Working Patent Reexamination Developments Into the Appeal Record

Previously, I discussed how an appellant sought relief at the CAFC from an earlier Markman Order under Fed. R. Civ. P. 60(b). The Appellant argued on appeal that a recently concluded ex parte patent reexamination of the patent at issue constituted new evidence requiring relief from the earlier decision. The appellant theorized that the USPTO’s analysis as to claim scope should carry significant weight, and were contrary to the court’s earlier Markman and SJ findings. While the CAFC accepted the argument under Rule 60, they ultimately found for the Appellee.

Recently, yet another appeal rule was leveraged to inform the CAFC of USPTO findings in patent reexamination.

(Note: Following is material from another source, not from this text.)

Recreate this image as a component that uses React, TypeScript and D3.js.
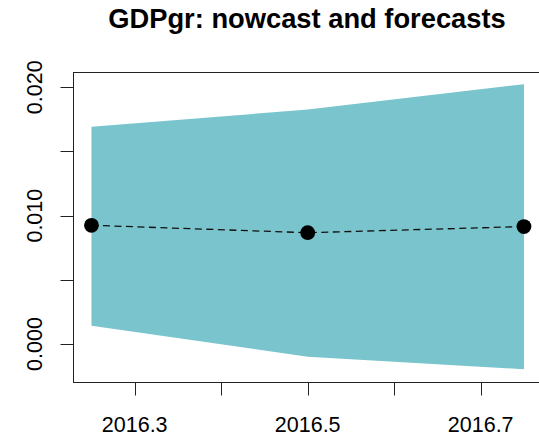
import React from "react";
import * as d3 from "d3";

const periods = [2016.25, 2016.5, 2016.75];
const nowcast = [0.00925, 0.00867, 0.00915];
const upper = [0.01692, 0.01827, 0.02024];
const lower = [0.001425, -0.000989, -0.00197];
const xTicks = [2016.3, 2016.4, 2016.5, 2016.6, 2016.7];
const xTickLabels = ["2016.3", "", "2016.5", "", "2016.7"];
const yTicks = [0, 0.005, 0.01, 0.015, 0.02];
const yTickLabels = ["0.000", "", "0.010", "", "0.020"];
const title = "GDPgr: nowcast and forecasts";

const W = 539;
const H = 440;
const box = { left: 73.5, top: 72.5, right: 545, bottom: 382.5 };

export default function App() {
  const x = d3.scaleLinear().domain([2016.3, 2016.7]).range([134.7, 480.7]);
  const y = d3.scaleLinear().domain([0, 0.02]).range([344, 87.3]);
  const idx = periods.map((_, i) => i);

  const area = d3
    .area<number>()
    .x((i) => x(periods[i]))
    .y0((i) => y(lower[i]))
    .y1((i) => y(upper[i]));
  const line = d3
    .line<number>()
    .x((i) => x(periods[i]))
    .y((i) => y(nowcast[i]));

  const font = "'Liberation Sans', Arial, sans-serif";
  const ink = "#222";

  return (
    <svg
      width={W}
      height={H}
      style={{ position: "absolute", left: 0, top: 0, background: "#fff" }}
      fontFamily={font}
    >
      <path d={area(idx) || ""} fill="#7AC5CD" stroke="none" />
      <path
        d={line(idx) || ""}
        fill="none"
        stroke="#111"
        strokeWidth={1.3}
        strokeDasharray="7,4.5"
      />
      {idx.map((i) => (
        <circle key={i} cx={x(periods[i])} cy={y(nowcast[i])} r={7.4} fill="#000" />
      ))}
      <rect
        x={box.left}
        y={box.top}
        width={box.right - box.left}
        height={box.bottom - box.top}
        fill="none"
        stroke={ink}
        strokeWidth={1}
      />
      {xTicks.map((t, i) => {
        const px = Math.round(x(t)) + 0.5;
        return (
          <g key={"x" + i}>
            <line x1={px} x2={px} y1={box.bottom} y2={box.bottom + 13} stroke={ink} strokeWidth={1} />
            {xTickLabels[i] && (
              <text x={x(t)} y={431.5} textAnchor="middle" fontSize={21.5} fill="#000">
                {xTickLabels[i]}
              </text>
            )}
          </g>
        );
      })}
      {yTicks.map((t, i) => {
        const py = Math.round(y(t)) + 0.5;
        return (
          <g key={"y" + i}>
            <line x1={box.left - 13} x2={box.left} y1={py} y2={py} stroke={ink} strokeWidth={1} />
            {yTickLabels[i] && (
              <text
                transform={`translate(41.5, ${y(t)}) rotate(-90)`}
                textAnchor="middle"
                fontSize={21.5}
                fill="#000"
              >
                {yTickLabels[i]}
              </text>
            )}
          </g>
        );
      })}
      <text x={307} y={28} textAnchor="middle" fontSize={27.3} fontWeight="bold" fill="#000">
        {title}
      </text>
    </svg>
  );
}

In General Electric Co. v. ITC, one issue reviewed by the court was the Commission’s determination of no domestic industry in regard to a particular patent based on its claim constructions. The Federal Circuit reversed the Commission’s construction and ruled in favor of General Electric’s claim construction. The Court noted in a footnote that the other party “submitted a letter in accordance with Fed. R. App. P. 28(j), arguing that General Electric stated a position before the PTO during the ongoing reexamination of the ‘985 patent that contradicts its arguments here. General Electric responds that its argument distinguishing a certain reference does not conflict with its position here. On the information before us, the reexamination arguments do not affect our conclusion.”

Here too, the court was unmoved by the inconsistent reexamination evidence. Yet, the footnote suggests yet another avenue that parties may explore at the appeal stage, namely, filing a letter or submission under Fed. R. App. P. 28(j) as a “citation of supplemental authorities.”